Effect of electrodeposition potential and time for nickel film generation from ionic liquid electrolytes for asymmetric supercapacitor production

Abstract

The electrochemical performance of nickel-based modified electrodes deposited on stainless steel from ionic liquid was studied in the positive potential regions of alkaline solution to combine with graphite in the negative potential regions for asymmetric supercapacitor applications. Nickel-based electrodes were electroplated, separately, from an ionic liquid solution containing Ni2+ ions and an aqueous solution (Watts solution). The films obtained from the non-aqueous solutions (ionic liquid) were more stable and had better electrochemical performance than those from Watts solutions.

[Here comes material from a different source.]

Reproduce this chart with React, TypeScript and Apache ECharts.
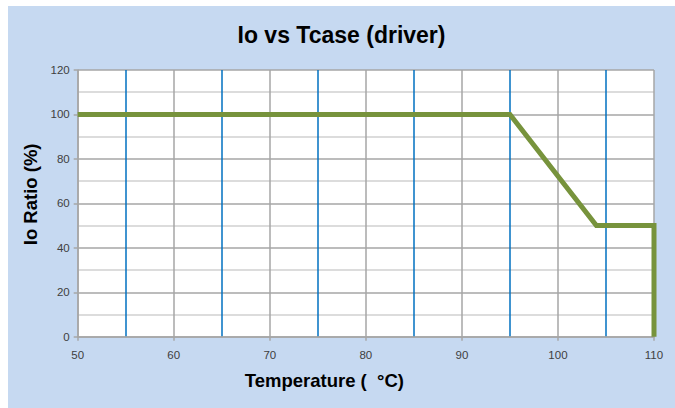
import React, { useEffect, useRef } from "react";
import * as echarts from "echarts";

const titleText = "Io vs Tcase (driver)";
const xAxisName = "Temperature (  °C)";
const yAxisName = "Io Ratio (%)";
const temperatures = [50, 95, 104, 110, 110];
const ioRatio = [100, 100, 50, 50, 0];
const xRange = [50, 110];
const yRange = [0, 120];

export default function App() {
  const ref = useRef<HTMLDivElement>(null);
  useEffect(() => {
    if (!ref.current) return;
    const chart = echarts.init(ref.current, null, { renderer: "svg" });
    const font = "'Liberation Sans', Arial, sans-serif";
    chart.setOption({
      animation: false,
      backgroundColor: "#c6d9f1",
      textStyle: { fontFamily: font },
      title: {
        text: titleText,
        left: "center",
        top: 12,
        textStyle: { fontSize: 23, fontWeight: "bold", color: "#000", fontFamily: font },
      },
      grid: {
        left: 69.7,
        top: 64,
        right: 21,
        bottom: 71.3,
        show: true,
        backgroundColor: "#ffffff",
        borderWidth: 0,
      },
      xAxis: {
        type: "value",
        min: xRange[0],
        max: xRange[1],
        interval: 10,
        name: xAxisName,
        nameLocation: "middle",
        nameGap: 34,
        nameTextStyle: { fontSize: 18.5, fontWeight: "bold", color: "#000", padding: [0, 83, 0, 0] },
        axisLine: { show: true, lineStyle: { color: "#a6a6a6", width: 1.5 } },
        axisTick: { show: true, length: 4, lineStyle: { color: "#a6a6a6", width: 1.5 } },
        axisLabel: { fontSize: 11.5, color: "#404040", margin: 12 },
        splitLine: { show: true, lineStyle: { color: "#a6a6a6", width: 1.5 } },
        minorTick: { show: false, splitNumber: 2 },
        minorSplitLine: { show: true, lineStyle: { color: "#0070c0", width: 1.5 } },
      },
      yAxis: {
        type: "value",
        min: yRange[0],
        max: yRange[1],
        interval: 20,
        name: yAxisName,
        nameLocation: "middle",
        nameGap: 34,
        nameTextStyle: { fontSize: 18.5, fontWeight: "bold", color: "#000", padding: [0, 0, 0, 18] },
        axisLine: { show: true, lineStyle: { color: "#a6a6a6", width: 1.5 } },
        axisTick: { show: true, length: 4, lineStyle: { color: "#a6a6a6", width: 1.5 } },
        axisLabel: { fontSize: 11.5, color: "#404040", margin: 8 },
        splitLine: { show: true, lineStyle: { color: "#a6a6a6", width: 1.5 } },
        minorTick: { show: false, splitNumber: 2 },
        minorSplitLine: { show: true, lineStyle: { color: "#d0d0d0", width: 1.5 } },
      },
      series: [
        {
          type: "line",
          data: temperatures.map((t, i) => [t, ioRatio[i]]),
          showSymbol: false,
          symbol: "none",
          lineStyle: { color: "#77933c", width: 5, join: "miter" },
          clip: false,
        },
      ],
    });
    return () => chart.dispose();
  }, []);
  return (
    <div
      ref={ref}
      style={{ position: "absolute", left: 8, top: 6, width: 667, height: 402 }}
    />
  );
}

The electrochemical performance, including capacitance, power and stability of electrodes were optimized depending on the deposition conditions, specifically, the electrolyte, deposition potential and deposition times. The performance of electrode may be regulated by altering material structure via the deposition conditions. The rate limiting reaction of nickel electrodes deposited from the ionic liquids was not dependent on deposition potentials and time. It was noted to be the mixture of surface and diffusional control mechanisms. As nickel-based coatings electrodeposited from ionic liquid had high surface area, they may be more suitable for energy storage electrodes than the electrodes obtained from Watts solution. The highest specific capacitance of the prepared nickel electrodes was found to be 1690 F g−1 for the electrode electrodeposited from ionic liquid by the application of -0.7 V for 300 s. Ion transfer reactions between nickel electrodes of porous nanostructures and alkaline electrolyte were fast as a direct result of the greater surface areas.